FITS aims to create a community for fashion enthusiasts and creatives at Cal Poly.
“We actually used to be called FAST, so we were called the fast fashion club…but that’s not who we were,” Assi said.
One of the club’s main goals is to promote slow fashion practices in San Luis Obispo. So they rebranded to FITS to clarify that they are anti-fast fashion.
“Our club is literally promoting slow fashion practices and teaching people the skills that they need in order to stretch the lifespan of all their pieces as well as just to personalize everything,” Assi said.
But they are not the only ones.
“Slow fashion is what it’s all about,” SFC president and environmental management and protection senior Lenaya Gonzales said.
The club’s mission is to advocate for ecological integrity and social justice through fashion. According to Gonzales, SFC works to do this by following the three pillars in their mission statement: education, artistry and community.
“Our club really talks about fast fashion and the impacts of that, but we aren’t focused on just that issue, it really is slow fashion and students how can practice that,” Gonzales said.
According to Gonzales, college is a time where many people begin to form their habits for the rest of their life. It’s a time where buying habits and the decisions on the kinds of things they purchase can be shifted.
“You really have a lot of power at this stage of your life to kind of make those choices and decide on your personal principles,” Gonzales said.
This is one of the reasons SFC hosts their educational events.
“So learning how to buy clothes that are one, affordable for what I can have and that also make me feel comfortable and safe and able to express myself in that nonverbal way,” Gonzales said.
The workshops that FITS and SFC offer give students a toolset to navigate the fashion sphere. One can sew their own clothing to make a quality piece, upcycle old clothes into something new, fix broken items to give them a new life, or even crochet clothing items and accessories to create a unique long lasting piece.
This is what creative crocheters Longo and Madison Hirsch focus most of their time on. Longo is a plant sciences senior who crochets mostly hats and accessories for themselves and their friends. Hirsch is a business senior who crochets mostly hats as well, but also has created other clothing pieces like skirts, bikini tops, shrugs and more.

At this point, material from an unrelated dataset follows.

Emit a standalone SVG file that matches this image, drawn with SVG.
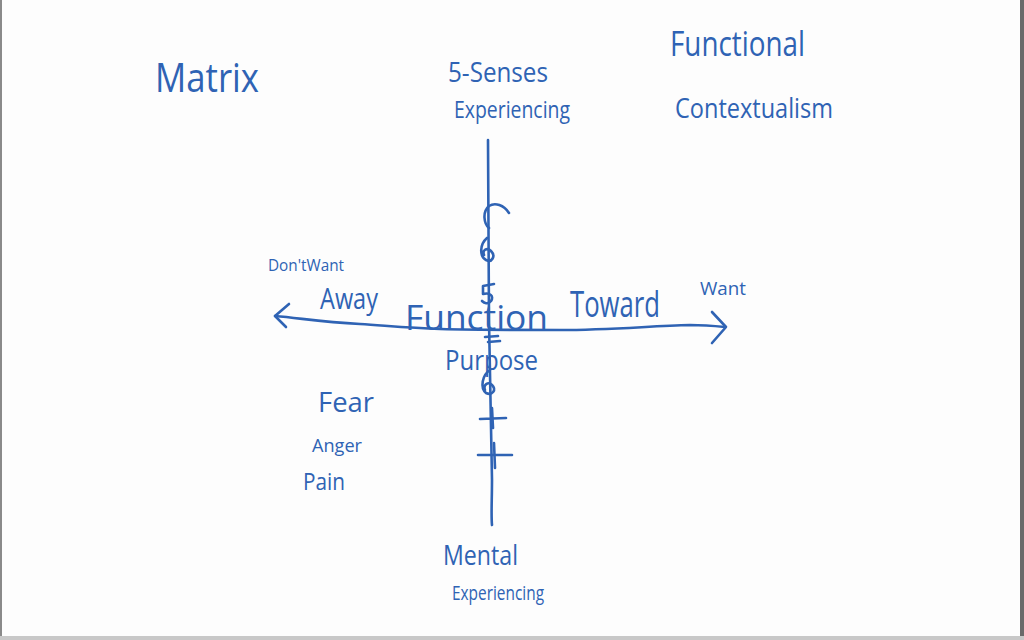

Hirsch has a small business called Hooked Apparel that she started around two years ago after learning how to crochet from a friend. She sells her items on Depop and at in person markets in San Luis Obispo. Hirsch finds that the hobby of hers provides her with a fun creative outlet as well as tying her into the bigger community of small businesses with a slow fashion focus.
“I feel like SLO has so many individuals that like creating and doing their own thing and it’s really cool,” Hirsch said.
Longo does not sell their items but has thought about it. They are more so value making items for themselves and their friends.
Both Longo and Hirsch said there was some frustration when learning the craft, but they have ultimately found a lot of joy in the practice of crocheting.
“It’s a commitment, it takes dedication, you just are so much more able to express yourself truly by taking time picking the clothes that you wear and especially making them,” Longo said.
One thing Longo, Hirsch, Assi and Gonzales all have in common is their love for fashion. Each of them has expressed their conscientious decision to participate in slow fashion communities one way or another. They do this through shopping second hand, supporting local businesses, upkeeping old clothing and even creating quality items.
“It’s the idea of loving the items that you wear, taking care of them and understanding that they have value not only to you but to the planet,” Gonzales said.
On a college campus that Assi describes as having “sustainability as the majority mindset,” elements of the slow fashion movement and creativity have nested themselves within student communities.
“It adds a kind of swag to your style,” Longo said. “I mean, it’s undeniable.”